Issue 11
Monday, 04 July 2016
Charles Darwin University
E-news
Dr Christian Bok’s Xenotext Project: an attempt to make a literary work to outlast the human race
Dr Christian Bok’s Xenotext Project: an attempt to make a literary work to outlast the human race

World class poet joins teaching team

By Patrick Nelson

Charles Darwin University is celebrating the success of having secured the services of an internationally acclaimed writer to the School of Creative Arts and Humanities.

Renowned “experimental poet” and award-winning Canadian author Dr Christian Bok starts today as lecturer in literary studies.

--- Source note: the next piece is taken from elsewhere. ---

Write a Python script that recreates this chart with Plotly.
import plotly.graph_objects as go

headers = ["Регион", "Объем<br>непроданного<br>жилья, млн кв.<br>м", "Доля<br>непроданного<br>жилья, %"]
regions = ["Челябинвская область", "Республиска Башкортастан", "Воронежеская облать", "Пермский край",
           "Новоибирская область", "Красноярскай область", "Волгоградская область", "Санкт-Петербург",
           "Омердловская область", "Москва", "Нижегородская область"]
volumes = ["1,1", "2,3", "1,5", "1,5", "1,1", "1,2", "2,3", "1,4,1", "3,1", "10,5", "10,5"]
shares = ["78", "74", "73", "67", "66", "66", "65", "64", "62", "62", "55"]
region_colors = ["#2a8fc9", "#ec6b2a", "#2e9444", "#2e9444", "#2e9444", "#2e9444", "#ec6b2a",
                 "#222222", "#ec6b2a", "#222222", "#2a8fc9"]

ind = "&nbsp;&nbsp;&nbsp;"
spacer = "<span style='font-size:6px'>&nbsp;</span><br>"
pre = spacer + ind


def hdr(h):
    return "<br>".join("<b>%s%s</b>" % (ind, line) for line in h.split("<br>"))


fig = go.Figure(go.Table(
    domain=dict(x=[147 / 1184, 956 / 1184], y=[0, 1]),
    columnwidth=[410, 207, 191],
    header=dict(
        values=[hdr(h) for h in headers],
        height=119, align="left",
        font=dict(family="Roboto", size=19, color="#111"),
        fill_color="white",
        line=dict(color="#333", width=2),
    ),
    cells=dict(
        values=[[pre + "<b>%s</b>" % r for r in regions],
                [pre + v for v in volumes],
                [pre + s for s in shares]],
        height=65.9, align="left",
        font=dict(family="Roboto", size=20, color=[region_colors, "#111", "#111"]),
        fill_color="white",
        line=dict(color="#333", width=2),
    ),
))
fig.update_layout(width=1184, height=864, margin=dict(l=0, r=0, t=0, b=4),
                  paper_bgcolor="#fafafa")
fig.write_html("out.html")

Head of School Professor Brian Mooney said Dr Bok was a highly creative thinker whose work sat at the cutting edge of literature and science.

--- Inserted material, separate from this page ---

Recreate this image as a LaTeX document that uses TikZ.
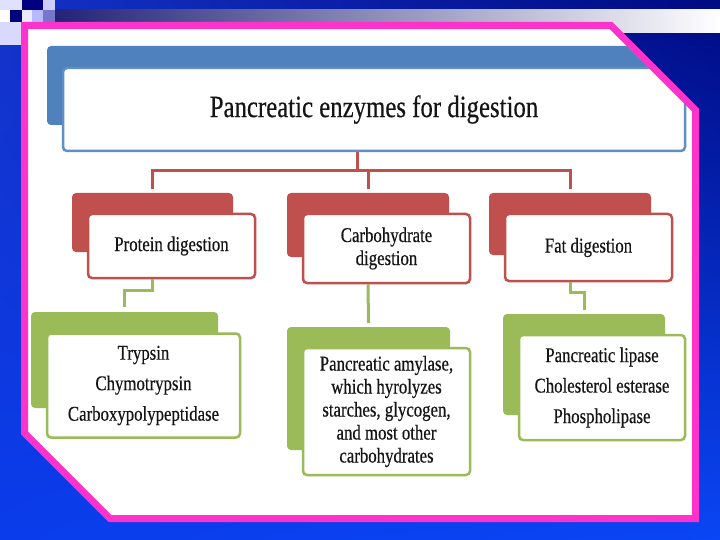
\documentclass[tikz,border=0pt]{standalone}
\usepackage{fontspec}
\usetikzlibrary{shadings}
\setmainfont{Liberation Serif}[FakeStretch=0.8,FakeBold=0.4]
\definecolor{cblue}{HTML}{4F81BD}
\definecolor{cred}{HTML}{C0504D}
\definecolor{cgreen}{HTML}{9BBB59}
\definecolor{cpink}{HTML}{FF33CC}
\definecolor{ctext}{HTML}{151515}
\definecolor{bgul}{RGB}{20,50,200}
\definecolor{bgur}{RGB}{0,10,130}
\definecolor{bgll}{RGB}{10,60,235}
\definecolor{bglr}{RGB}{10,70,245}
\definecolor{bandl}{RGB}{35,35,120}
\tikzset{
  framepath/.style={insert path={(24.5,25.5) -- (611,25.5) -- (695.5,110) -- (695.5,518.5) -- (110,518.5) -- (24.5,433) -- cycle}},
  backbox/.style={rounded corners=4pt, inner sep=0pt, draw=none},
  frontbox/.style={rounded corners=4pt, fill=white, line width=2.5pt, inner sep=0pt, text=ctext, align=center},
  redcon/.style={draw=cred, line width=3pt},
  greencon/.style={draw=cgreen, line width=3pt},
  lbl/.style={font=\fontsize{21}{23}\selectfont},
  lblw/.style={font=\fontsize{21}{30.5}\selectfont},
}
\begin{document}
\begin{tikzpicture}[x=1pt,y=-1pt]
\useasboundingbox (0,0) rectangle (720,540);
% background
\shade[upper left=bgul, upper right=bgur, lower left=bgll, lower right=bglr]
  (0,0) rectangle (720,540);
\shade[left color=bandl, right color=white] (55,10) rectangle (720,33);
\fill[white!88!blue] (0,0) rectangle (22,10);
\fill[blue!50!black] (22,0) rectangle (43,10);
\fill[white!80!blue] (43,0) rectangle (55,10);
\fill[white] (0,10) rectangle (10,22);
\fill[blue!50!black] (10,10) rectangle (22,22);
\fill[white!92!blue] (22,10) rectangle (32,22);
\fill[white!72!blue] (32,10) rectangle (43,22);
\fill[white!58!blue!80!black] (43,10) rectangle (55,22);
\fill[white!85!blue] (0,22) rectangle (21,45);
% frame
\fill[white, framepath];
\begin{scope}
\clip[framepath];
% title
\node[backbox, fill=cblue, minimum width=620pt, minimum height=79pt] (tback) at (357,85.5) {};
\node[frontbox, draw=cblue!90!white, minimum width=622pt, minimum height=83pt,
      font=\fontsize{31}{34}\selectfont] (tfront) at (374,109.5) {Pancreatic enzymes for digestion};
% second level
\node[backbox, fill=cred, minimum width=161pt, minimum height=59pt] (pback) at (152.5,222.5) {};
\node[backbox, fill=cred, minimum width=162pt, minimum height=64pt] (cback) at (368,225) {};
\node[backbox, fill=cred, minimum width=162pt, minimum height=62pt] (fback) at (570,224) {};
\node[frontbox, draw=cred, lbl, minimum width=167pt, minimum height=64pt] (pfront) at (171.5,246) {Protein digestion};
\node[frontbox, draw=cred, lbl, minimum width=167pt, minimum height=69pt] (cfront) at (386.5,248.5) {Carbohydrate\\digestion};
\node[frontbox, draw=cred, lbl, minimum width=167pt, minimum height=67pt] (ffront) at (588.5,247.5) {Fat digestion};
% third level
\node[backbox, fill=cgreen, minimum width=187pt, minimum height=96pt] (gpback) at (124.5,360) {};
\node[backbox, fill=cgreen, minimum width=163pt, minimum height=123pt] (gcback) at (368.5,388.5) {};
\node[backbox, fill=cgreen, minimum width=162pt, minimum height=101pt] (gfback) at (584,364.5) {};
\node[frontbox, draw=cgreen, lblw, minimum width=193pt, minimum height=104pt] (gpfront) at (143.5,385.5) {Trypsin\\Chymotrypsin\\Carboxypolypeptidase};
\node[frontbox, draw=cgreen, lbl, minimum width=167pt, minimum height=127pt] (gcfront) at (386.5,411.5) {Pancreatic amylase,\\which hyrolyzes\\starches, glycogen,\\and most other\\carbohydrates};
\node[frontbox, draw=cgreen, lblw, minimum width=166pt, minimum height=105pt] (gffront) at (602,387.5) {Pancreatic lipase\\Cholesterol esterase\\Phospholipase};
% connectors
\coordinate (bus) at (0,171);
\coordinate (gbendp) at (0,290);
\coordinate (gbendf) at (0,292);
\draw[redcon] (tback.south |- tfront.south) -- (tback.south |- bus);
\draw[redcon] ([yshift=4pt]pback.north) |- (fback.north |- bus) -- ([yshift=4pt]fback.north);
\draw[redcon] (cback.north |- bus) -- ([yshift=4pt]cback.north);
\draw[greencon] (pback.south |- pfront.south) -- (pback.south |- gbendp) -| ([yshift=5pt]gpback.north);
\draw[greencon] (cback.south |- cfront.south) -- ([yshift=4pt]gcback.north);
\draw[greencon] (fback.south |- ffront.south) -- (fback.south |- gbendf) -| ([yshift=4pt]gfback.north);
\end{scope}
\draw[cpink, line width=7pt, framepath];
\end{tikzpicture}
\end{document}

“This is a real coup for Charles Darwin University and for writers, poets and others throughout the Northern Territory who have a passion for the English language and literature,” Professor Mooney said.

“Dr Bok will teach two courses in creative writing in Semester 2 and also will be responsible for founding a program in creative writing.”

Something of Dr Bok’s talent and personality was revealed in 2002 when he won Canada’s $60,000 Griffin Poetry Prize, for the book Eunoia.

The best-seller contains five chapters (entitled “A”, “E”, “I”, “O” and “U”) in which the letter in the title is the only vowel used throughout that chapter. For example, Chapter A starts: “Awkward grammar appals a craftsman. A Dada bard as daft as Tzara damns stagnant art and scrawls an alpha …”

Dr Bok also continues to work on a scientifically ambitious project in which he is trying to encode a poem into the genome of a germ (Deinococcus radiodurans), in a bid to create “a living poem”.

Dr Bok discusses the experiment in his book The Xenotext: Book 1, where he explains that the project consists of a sonnet (called Orpheus), which, when translated into a gene and then integrated into a cell, causes the cell to “read” the poem, interpreting it as an instruction for building a protein whose sequence of amino acids encodes yet another sonnet (called Eurydice).

“The organism not only becomes an archive for storing my poem, but also becomes a machine for writing a poem in response,” Dr Bok said.

“By putting my poem into this organism, I could conceivably write a book that might outlast … civilisation.”